As the first term of Foundations, the Empathy, Balance, and Inclusion (EBI) program for Juniors, comes to an end, students and teachers are reflecting on the course’s impact. This is the second year that Juniors have taken Foundations, but the first in its current format — with periods every Friday on a cascading schedule. Foundations met a total of seven times this term.
Many Juniors feel that Foundations has been helpful for their first year at Andover.
Zack Peng ’21 said, “I think in general it’s a pretty good course, especially as ninth graders, to take because it really runs through all aspects of our time at Andover and the goods and bads… It’ll help us through any troubles we have.”
“My EBI class has been really helpful in managing my stress and being able to talk about the things I care about with people who offer insightful opinions and views,” said Megan Vaz ’21.
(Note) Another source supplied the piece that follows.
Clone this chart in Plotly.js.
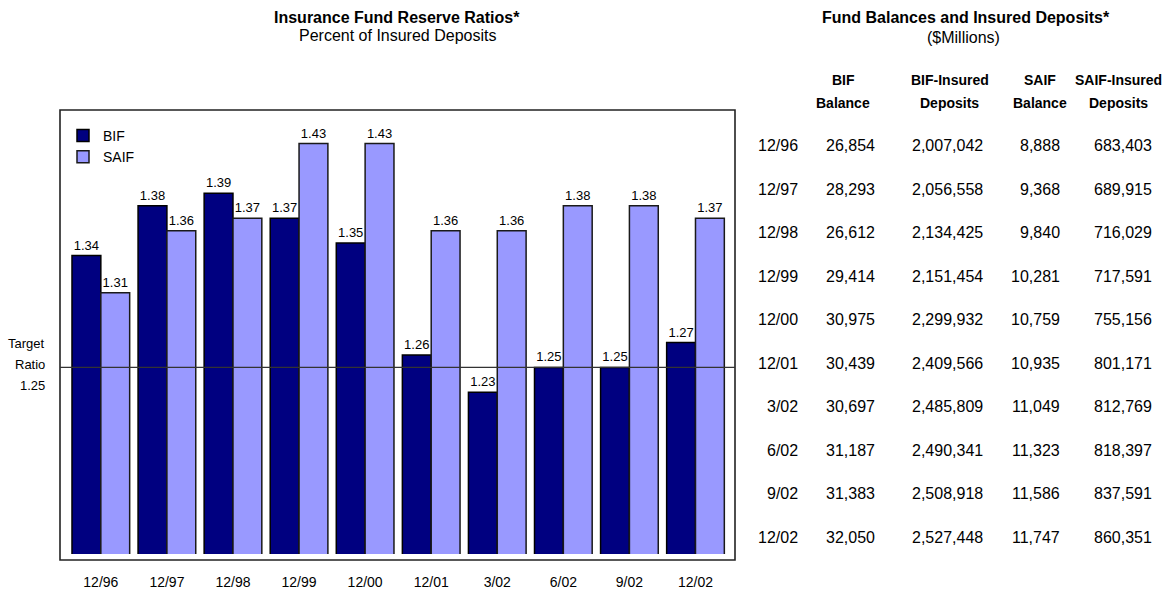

In EBI, students cover a wide range of topics, such as growth mindset, stress, and domains of wellness that Aya Murata, Associate Director in College Counseling and Empathy, Balance, and Inclusion Course Head, determined to be relevant to Juniors transitioning to Andover. Murata was not available for an interview.
Matthew Lisa, Instructor in Mathematics, Statistics, and Computer Science and Foundations Instructor, said, “A lot of the ninth graders are new to this school, so I think a lot of the topics are very timely for students.
We just talked about stress as we’re preparing for the end of the term, that it’s natural for students to experience stress. Right after the midterm we had a unit on growth mindset… I think a lot of thought was put into having the topics be timely as opposed to starting with physical health, then move on to mental health, then moving on to some other topics.”
One recent class focused on stress management. During this class, students wore biodots — stickers placed in the crease between the thumb and pointer finger meant to measure stress levels. They were asked to complete a number search under increasingly stressful circumstances, then asked to talk about how they felt and some stress management techniques.
To help both teachers and students, Upper prefects of Junior dorms assist each session. Serving as the voice of older students, their job is to provide insight to make sure EBI lessons are relevant to the Andover experience.
“I get to provide a student insight as an Andover student’s experience, I get to provide advice or what I think based on the Andover experience because sometimes that’s something a teacher can’t provide,” said Erin Vasquez ’19, a prefect in Double Brick and Foundations assistant.
“It’s going really well with my class. They have a lot of energy so we have good conversations about growth mindset, and it’s just really interesting having these conversations with students because they haven’t really had conversations like these before,” continued Vasquez.
While many students appreciate the course so far, many believe there is still room for improvement. Megan Vaz ’21 said she would like the EBI course to focus on time management and teach stress relief.
“I think we should talk more about stress management, and we should talk more about self-improvement throughout the term and topics we should care about in the community,” said Vaz.
Reimi Kusaka ’21 agreed that EBI should focus more on helping students become productive.
“Maybe a program to help students do better with their time management. [Instead of] a sleep challenge maybe there could be a homework challenge,” said Kusaka.